I read the blogs of quite a few instructional design gurus. Actually I tend to binge-read them, then go off the whole idea for a while until my interest revives. But that’s another story. One of my favourites is Clark Quinn, for the sharpness of his analytic mind but openness to new ideas.
I recently came across a series of posts in which he describes an actual project and the decisions made from initial analysis to production. It’s not a ‘real’ project for a client but very close to being one.
One of my traits as a learner is that I tend to swallow principles whole. Then if I can’t put them into practice exactly as an expert describes, I think of myself as failing. I don’t take it so seriously now, I see it as just one of my behavioural patterns. But it used to be a big deal.
In this series of posts we see Clark Quinn and his colleagues make the kinds of compromises designers make every day, while still trying to stick closely to his principles – in order to test them out. Things like agile design and scenario-based learning.
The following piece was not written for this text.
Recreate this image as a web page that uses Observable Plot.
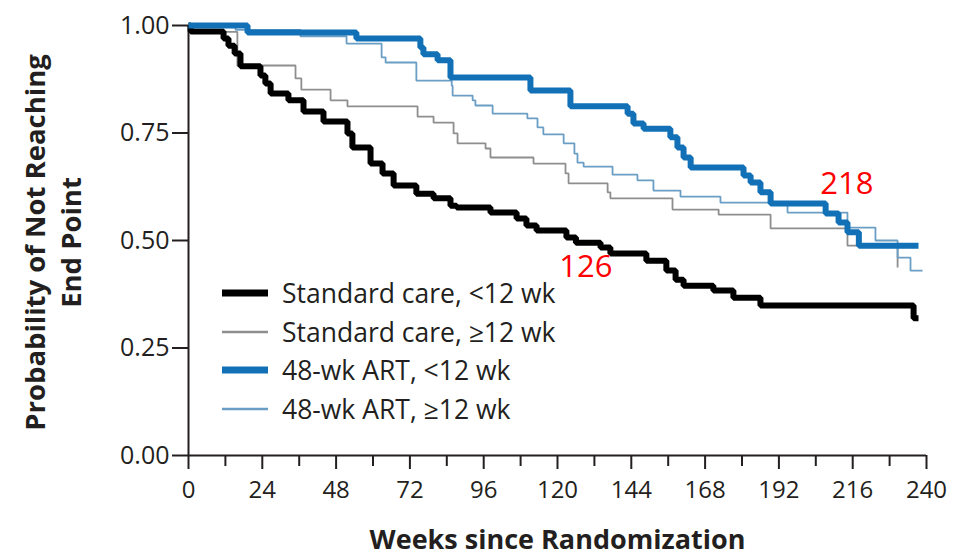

It’s a great read.
The first post talks about their initial plans, and how they settled on a topic.
The second post talks about their initial design decisions, scoping the overall course.
The third post talks about their detailed design decisions.
And the fourth post talks about their development process.
In Clark’s words
I described how a team of instructional designers and developers went about settling on the objectives for what we decided to call our “Future of Work” course, working out loud and in honor of Jay Cross. My purpose in these “Deeper Design” articles is to demonstrate the process that the team went through, applying design elements that go beyond traditional instructional design (ID).